Outdated laws and weak legal enforcement are increasing the risk of the sexual exploitation of children across Southeast Asia says a new report.
Traditional elements of the sexual exploitation of children, such as child marriage and human trafficking continue to be an issue, says NGO ECPAT International’s “The Sexual Exploitation of Children in Southeast Asia,” which explores the phenomena in 11 countries in the region. However, the report says that this has been aggravated in recent years by a low level of awareness about the issue, along with increased regional tourism and the proliferation of the internet
“The rapid growth in tourism exacerbates the sexual exploitation of children in the region,” says the study. “Further exacerbating the situation has been the dramatic development in Internet and communications technologies, which have increased and diversified opportunities to sexually exploit children, or to profit from the sexual exploitation of children.”
ECPAT says that underlying these risk factors is a weak legal infrastructure in many Southeast Asian countries, which is allowing offenders to act with impunity. And it is not just foreigners who are to blame, perpetrators today are largely from the region. “Although tourists from Western countries are still a significant problem, it is a popular misconception that they constitute the majority of child sex offenders,” says Rangsima Deesawade, ECPAT’s Regional Coordinator for Southeast Asia. “Most offences in Southeast Asia are committed by nationals of countries in the region or other parts of Asia.”
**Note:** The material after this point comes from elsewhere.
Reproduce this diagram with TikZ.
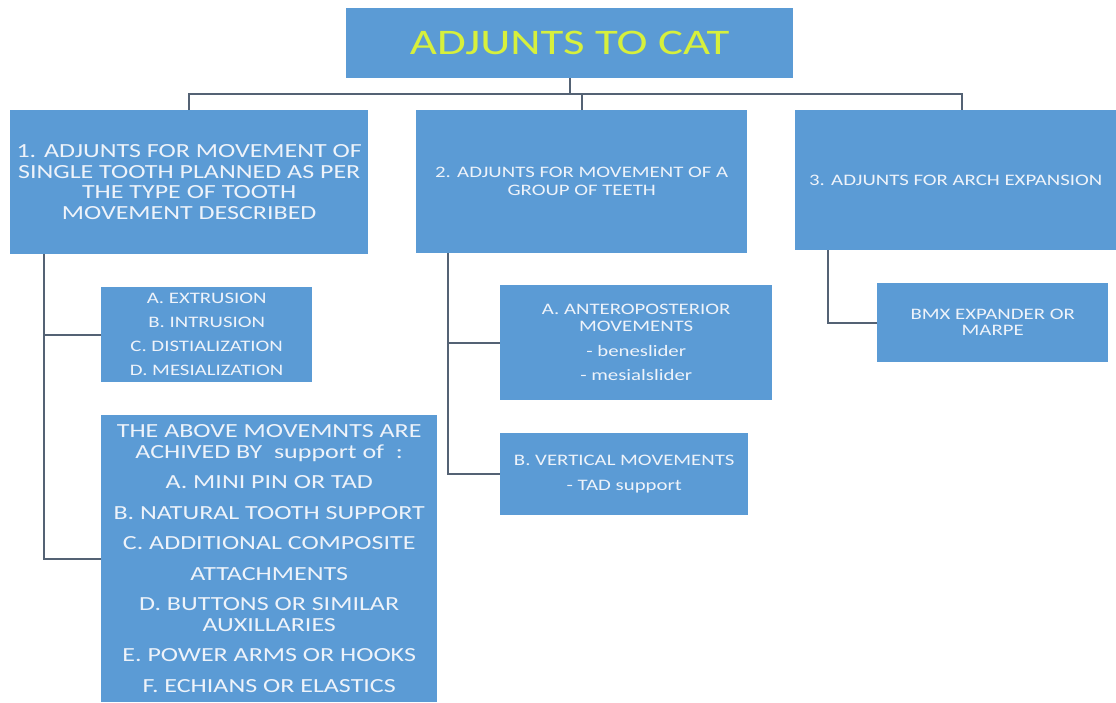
\documentclass[tikz,border=0pt]{standalone}
\usepackage{fontspec}
\setmainfont[FakeStretch=1.3]{Carlito}
\usetikzlibrary{calc}
\definecolor{boxblue}{RGB}{91,155,213}
\definecolor{titleyel}{RGB}{215,240,60}
\definecolor{txtcol}{RGB}{238,243,250}
\definecolor{linkcol}{RGB}{84,98,116}
\begin{document}
\begin{tikzpicture}[x=1pt,y=-1pt,
  blk/.style={fill=boxblue, draw=none, inner sep=0pt, text=txtcol, align=center, anchor=north west},
  link/.style={draw=linkcol, line width=1.6pt}]
\useasboundingbox (0,0) rectangle (1116,702);
\fill[white] (0,0) rectangle (1116,702);

\node[blk, minimum width=447pt, minimum height=70pt, text=titleyel,
      font=\fontsize{36}{40}\selectfont] (top) at (346,8) {ADJUNTS TO CAT};

\node[blk, minimum width=358pt, minimum height=144pt,
      font=\fontsize{20}{20.5}\selectfont] (b1) at (10,110)
  {1. ADJUNTS FOR MOVEMENT OF\\ SINGLE TOOTH PLANNED AS PER\\ THE TYPE OF TOOTH\\ MOVEMENT DESCRIBED};

\node[blk, minimum width=331pt, minimum height=143pt,
      font=\fontsize{16}{18}\selectfont] (b2) at (416,110)
  {2. ADJUNTS FOR MOVEMENT OF A\\ GROUP OF TEETH};

\node[blk, minimum width=321pt, minimum height=140pt,
      font=\fontsize{16}{18}\selectfont] (b3) at (795,110)
  {3. ADJUNTS FOR ARCH EXPANSION};

\node[blk, minimum width=211pt, minimum height=95pt,
      font=\fontsize{16}{24}\selectfont] (list) at (101,287)
  {A. EXTRUSION\\ B. INTRUSION\\ C. DISTIALIZATION\\ D. MESIALIZATION};

\node[blk, minimum width=336pt, minimum height=287pt,
      font=\fontsize{20}{20.5}\selectfont] (big) at (101,415)
  {THE ABOVE MOVEMNTS ARE\\ ACHIVED BY~ support of~ :\\[10pt]
   A. MINI PIN OR TAD\\[10pt] B. NATURAL TOOTH SUPPORT\\[10pt]
   C. ADDITIONAL COMPOSITE\\[10pt] ATTACHMENTS\\[10pt]
   D. BUTTONS OR SIMILAR\\ AUXILLARIES\\[10pt]
   E. POWER ARMS OR HOOKS\\[10pt] F. ECHIANS OR ELASTICS};

\node[blk, minimum width=272pt, minimum height=115pt,
      font=\fontsize{16}{17}\selectfont] (ant) at (500,285)
  {A. ANTEROPOSTERIOR\\ MOVEMENTS\\[7.5pt] - beneslider\\[7.5pt] - mesialslider};

\node[blk, minimum width=248pt, minimum height=82pt,
      font=\fontsize{16}{25}\selectfont] (vert) at (500,433)
  {B. VERTICAL MOVEMENTS\\ - TAD support};

\node[blk, minimum width=231pt, minimum height=79pt,
      font=\fontsize{16}{16}\selectfont] (bmx) at (877,283)
  {BMX EXPANDER OR\\ MARPE};

% top-level bus
\coordinate (busL) at ($(b1.north)+(0,-16)$);
\coordinate (busR) at ($(b3.north west)+(167,-16)$);
\draw[link] (top.south) -- (top.south |- busL);
\draw[link] (b1.north) |- (busR) -- (b3.north -| busR);
\draw[link] (b2.north) -- (b2.north |- busL);

% left branch
\coordinate (lv) at ($(b1.south west)+(34,0)$);
\draw[link] (lv) |- (big.west);
\draw[link] (lv |- list.west) -- (list.west);

% middle branch
\coordinate (mv) at ($(b2.south west)+(32,0)$);
\draw[link] (mv) |- (vert.west);
\draw[link] (mv |- ant.west) -- (ant.west);

% right branch
\coordinate (rv) at ($(b3.south west)+(33,0)$);
\draw[link] (rv) |- (bmx.west);
\end{tikzpicture}
\end{document}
According to the new study, whilst traditional tourism destinations such as Thailand and the Philippines continue to pose a threat to children, due to cheap travel and accommodation options, other countries such as Cambodia, Indonesia, Myanmar and Viet Nam have become popular hotpots for child sex offenders.
The report also highlights the increasing danger posed by expanding access to the Internet, which it says is imperiling children and placing them at greater risk of abuse and exploitation. It claims that the production of online child sexual abuse material in the Philippines now generates up to US$1 billion of annual revenue; some countries in the region have been identified as major hosts of child sexual abuse images; and in Lao PDR, some CD shops openly sell child sexual abuse material.
“The threat of online sexual abuse is something faced by children around the world,” says Deesawade. “And as Southeast Asia becomes increasingly connected, it becomes more connected to this global problem.”